Mieszkaniec gminy Przemęt był przekonany, że rozmawia pracownicą internetowej platformy handlowej, na której wystawił na sprzedaż gołębia. Podał jej wszystkie dane swojej karty i w efekcie stracił kilkanaście tysięcy złotych.
Wszystko wydarzyło się 16 maja, a oszukany mężczyzna powiadomił policję.
– Z relacji mężczyzny wynikało, że na popularnej platformie handlowej wystawił do sprzedaży gołębia, którego wycenił na 100 złotych – wyjaśnia asp. sztab. Wojciech Adamczyk, oficer prasowy wolsztyńskiej policji. – Po kilkudziesięciu minutach otrzymał wiadomość, że wystawiony przez niego ptak został sprzedany. W wiadomości był także link do danych osoby, która miała dokonać zakupu. Po kliknięciu w link mężczyzna został poproszony o wpisanie danych swojej karty kredytowej – numeru CVV i daty ważności. Następnym żądaniem było podanie numeru PIN. To spowodowało, że mężczyzna nabrał podejrzeń co do wiarygodności tej sytuacji, przewał proces logowania i zrezygnował z transakcji.
Jednak oszuści nie odpuścili i kilkadziesiąt minut później do mężczyzny sprzedającego gołębia zadzwoniła do niego kobieta. Powiedziała, że jest pracownicą platformy zakupowej, zapytała, dlaczego przerwał transakcję i tak pokierowała rozmową, że przekonała mężczyznę do dokończenia logowania i podania numeru PIN do karty.

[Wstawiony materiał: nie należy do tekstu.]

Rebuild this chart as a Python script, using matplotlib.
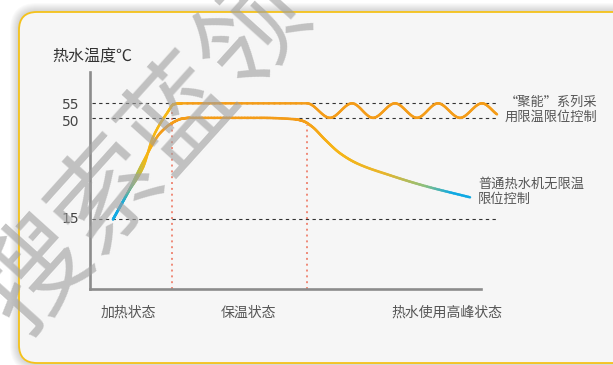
"""
Water temperature curve: "聚能" limit-controlled heater vs ordinary heater.
"""
import numpy as np
import matplotlib
matplotlib.use('Agg')
import matplotlib.pyplot as plt
from matplotlib.collections import LineCollection
from matplotlib.patches import FancyBboxPatch
from matplotlib.bezier import BezierSegment
from matplotlib.colors import to_rgb

plt.rcParams['font.family'] = ['Noto Sans CJK SC', 'DejaVu Sans']

W, H = 613, 365

# time axis has no ticks, arbitrary units
energy_t = [23, 38, 53, 63, 77, 84, 92, 217, 240, 262, 283, 305, 327, 348, 370, 392, 407]
energy_v = [15, 24.3, 32.9, 43.3, 51.6, 54.7, 55, 55, 50, 55, 50, 55, 50, 55, 50, 55, 51.2]

normal_t = [23, 38, 53, 70, 83, 92, 100, 170, 205, 213, 222, 235, 250, 267, 300, 333, 380]
normal_v = [15, 24.3, 34.7, 44.7, 48.4, 49.7, 50, 50, 49.5, 48.9, 47.0, 42.5, 37.8, 34.3, 30.2, 26.7, 22.6]

ref_temps = [55, 50, 15]
ref_labels = ['55', '50', '15']
phase_bounds = [82, 217]
phase_tops = [53.5, 47.5]
phase_labels = ['加热状态', '保温状态', '热水使用高峰状态']

BLUE, GREEN, YELLOW, ORANGE = '#10a9e3', '#8fbf6a', '#f7b814', '#f49c18'
energy_stops = ([23, 32, 44, 56, 82, 98], [BLUE, BLUE, GREEN, YELLOW, YELLOW, ORANGE])
normal_stops = ([23, 32, 44, 56, 72, 212, 245, 295, 335, 362],
                [BLUE, BLUE, GREEN, YELLOW, ORANGE, ORANGE, '#f7b515', '#e8b52c', '#8ec07c', BLUE])


def smooth(t, v, n=24):
    # monotone cubic (keeps plateaus flat), drawn as bezier segments
    t = np.asarray(t, float)
    v = np.asarray(v, float)
    h = np.diff(t)
    d = np.diff(v) / h
    m = np.zeros_like(v)
    m[0], m[-1] = d[0], d[-1]
    for k in range(1, len(t) - 1):
        if d[k - 1] * d[k] > 0:
            w1, w2 = 2 * h[k] + h[k - 1], h[k] + 2 * h[k - 1]
            m[k] = (w1 + w2) / (w1 / d[k - 1] + w2 / d[k])
    pts = []
    for k in range(len(h)):
        cp = np.array([[t[k], v[k]],
                       [t[k] + h[k] / 3, v[k] + m[k] * h[k] / 3],
                       [t[k + 1] - h[k] / 3, v[k + 1] - m[k + 1] * h[k] / 3],
                       [t[k + 1], v[k + 1]]])
        seg = BezierSegment(cp)(np.linspace(0, 1, n))
        pts.append(seg if k == 0 else seg[1:])
    return np.vstack(pts)


def gradient_line(ax, t, v, stops, lw=1.8, z=4):
    pts = smooth(t, v)
    segs = np.stack([pts[:-1], pts[1:]], axis=1)
    mid = (pts[:-1, 0] + pts[1:, 0]) / 2
    rgb = np.array([to_rgb(c) for c in stops[1]])
    cols = np.column_stack([np.interp(mid, stops[0], rgb[:, i]) for i in range(3)])
    lc = LineCollection(segs, colors=cols, linewidths=lw, capstyle='round',
                        joinstyle='round', zorder=z, clip_on=False, snap=False)
    ax.add_collection(lc)


fig = plt.figure(figsize=(W / 100, H / 100), dpi=100, facecolor='white')

# card background with soft shadow
bg = fig.add_axes([0, 0, 1, 1], zorder=-5)
bg.set_xlim(0, W)
bg.set_ylim(0, H)
bg.axis('off')
for k in range(9, 0, -1):
    bg.add_patch(FancyBboxPatch((19 - k, 2 - k), 640 + 2 * k, 351 + 2 * k,
                                boxstyle=f'round,pad=0,rounding_size={18 + k}',
                                fc='black', ec='none', alpha=0.018))
bg.add_patch(FancyBboxPatch((19, 2), 640, 351, boxstyle='round,pad=0,rounding_size=18',
                            fc='#f6f6f6', ec='#f5c21a', lw=1.3))

ax = fig.add_axes([90 / W, (H - 289) / H, 410 / W, 217 / H])
ax.patch.set_alpha(0)
ax.set_xlim(0, 410)
ax.set_ylim(-9.0, 65.8)
for s in ['top', 'right']:
    ax.spines[s].set_visible(False)
for s in ['left', 'bottom']:
    ax.spines[s].set_color('#8c8c8c')
    ax.spines[s].set_linewidth(1.9)
ax.spines['bottom'].set_bounds(0, 391)
ax.set_xticks([])
ax.set_yticks([])

for temp in ref_temps:
    ax.plot([2, 407], [temp, temp], color='#333333', lw=0.8, dashes=(3, 3), zorder=2)

label_y = [54.3, 48.7, 15.2]
for lab, y in zip(ref_labels, label_y):
    ax.text(-11, y, lab, ha='right', va='center', fontsize=10, color='#444444',
            family=['Liberation Sans Narrow', 'DejaVu Sans'])

for x, top in zip(phase_bounds, phase_tops):
    ax.plot([x, x], [-9.0, top], color='#ef8a78', lw=1.4, dashes=(1, 2), zorder=1)

gradient_line(ax, energy_t, energy_v, energy_stops)
gradient_line(ax, normal_t, normal_v, normal_stops, z=5)

def ftext(x, y, s, **kw):
    fig.text(x / W, 1 - y / H, s, **kw)

ftext(52, 57, '热水温度℃', fontsize=11.5, color='#333333', va='center')
for x, lab in zip([128, 248, 447], phase_labels):
    ftext(x, 313, lab, fontsize=10, color='#555555', ha='center', va='center')

ftext(505, 110, '“聚能”系列采\n用限温限位控制', fontsize=9.5, color='#555555',
      va='center', linespacing=1.25)
ftext(478, 192, '普通热水机无限温\n限位控制', fontsize=9.5, color='#555555',
      va='center', linespacing=1.25)

# watermark, partly off the card as in the source image
ftext(145, 155, '搜索蓝领', fontsize=78, color='#a0a0a0', alpha=0.62, rotation=48,
      ha='center', va='center', zorder=10)

fig.savefig('out.png', dpi=100, facecolor='white')
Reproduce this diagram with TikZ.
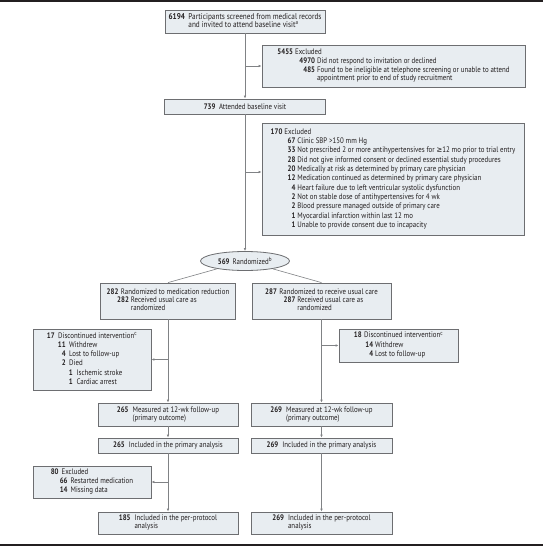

– W trakcie rozmowy mężczyzna otrzymywał na swój telefon kody, które zgodnie z instrukcją wpisywał w formularz logowania, nieświadomie przekazując je w ten sposób przestępcom – tłumaczy Wojciech Adamczyk. – W następstwie tego z konta mężczyzny „zniknęło” niemal 15.000 złotych. Straty mogły być o ponad 5.000 zł. wyższe, jednak ostatnia z transakcji zablokowana została przez bank. W momencie uruchomienia blokady przez bank kobieta przerwała rozmowę i rozłączyła się.
Obecnie policja prowadzi dochodzenie w tej sprawie. Karą za oszustwo komputerowe zgodnie z kodeksem karnym może być kara więzienia od 3 miesięcy do 5 lat.